Traditionally, tools like logstash, fluentd, and heka meet these needs.
It doesn't sounds like Telegraf is quite ready to support this use case in full, but could certainly head in that direction.
Not sure that it supports multi-line logs or docker logs. I'll have to look into it, but both should probably be done if they're not already there.
For ES output, we're happy to take PRs for other output plugins. There are people using Telegraf that aren't using InfluxDB. That's fine and we're happy to have an open source collector that others use and contribute to.
What was it?
The agents would all call to a central service, which would have bidirectional communication. The central service would then act as a distributed alerting/query aggregator. So you could hit that and query a specific agent, aggregate across multiple ones, etc.
Kind of like a fully distributed time series, monitoring, and anomaly detection platform.
I still like the idea, but we didn't have the runway or resources to go down that path. Open source got us much more traction, combined with the fact that I personally like to work on OSS projects :)
Don't try to push this into opinion realm, because it's not, it's a standards
realm. Your package doesn't stand lintian test, and it's not
a doesn't-really-matter type of errors that there's no README or license file.
You don't even put an initscript in packages in a proper way.
It wouldn't matter that much, but your build system doesn't have an easy,
clean build from local source tree with a method of putting files in right
places in $DESTDIR, so the software could be properly debianized (or
equivalent) by somebody else.
Clearly you haven't checked how they build their DEBs and RPMs. Some opaque,
overcomplicated script that eventually calls fpm instead of proper
debianization or spec file for RPM. This results, among the others, in some
configs not being marked as configs.
> I grab and import their packages into my own private repo for historic reasons, but it does mean I have to chase upstream changes. Personally, I think this is a straw-man argument.

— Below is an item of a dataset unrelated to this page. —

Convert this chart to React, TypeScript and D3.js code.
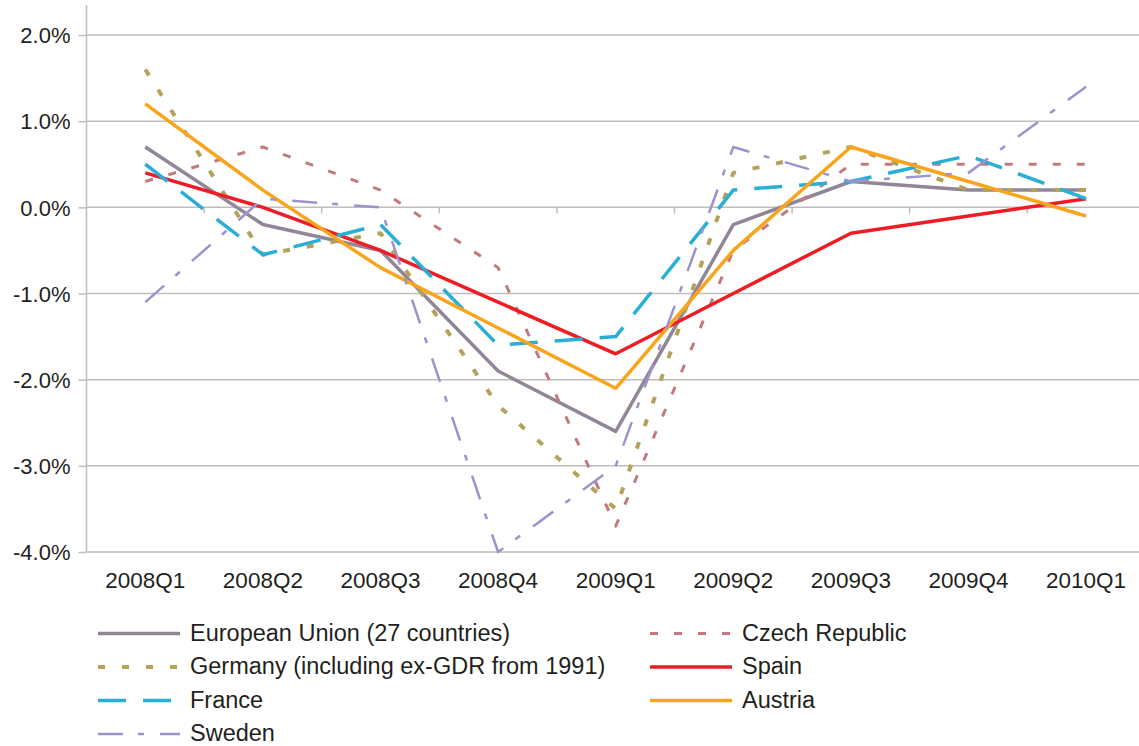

It's not. You can't rebuild a server if you suddenly don't have access to
packages this server has installed, especially if you need them to be in
specific versions. BTDT, several times.
Second, restoring from backup limits how you can rebuild a server to just one
rigid way. You can't bring another already running server to what you have
My point with the packages is that you need your own copy that you have
control over, so they don't disappear unexpectedly. Pulling already-built
packages from some other repository would be fine from this standpoint, though
I prefer rebuilding them myself and keeping along with source packages.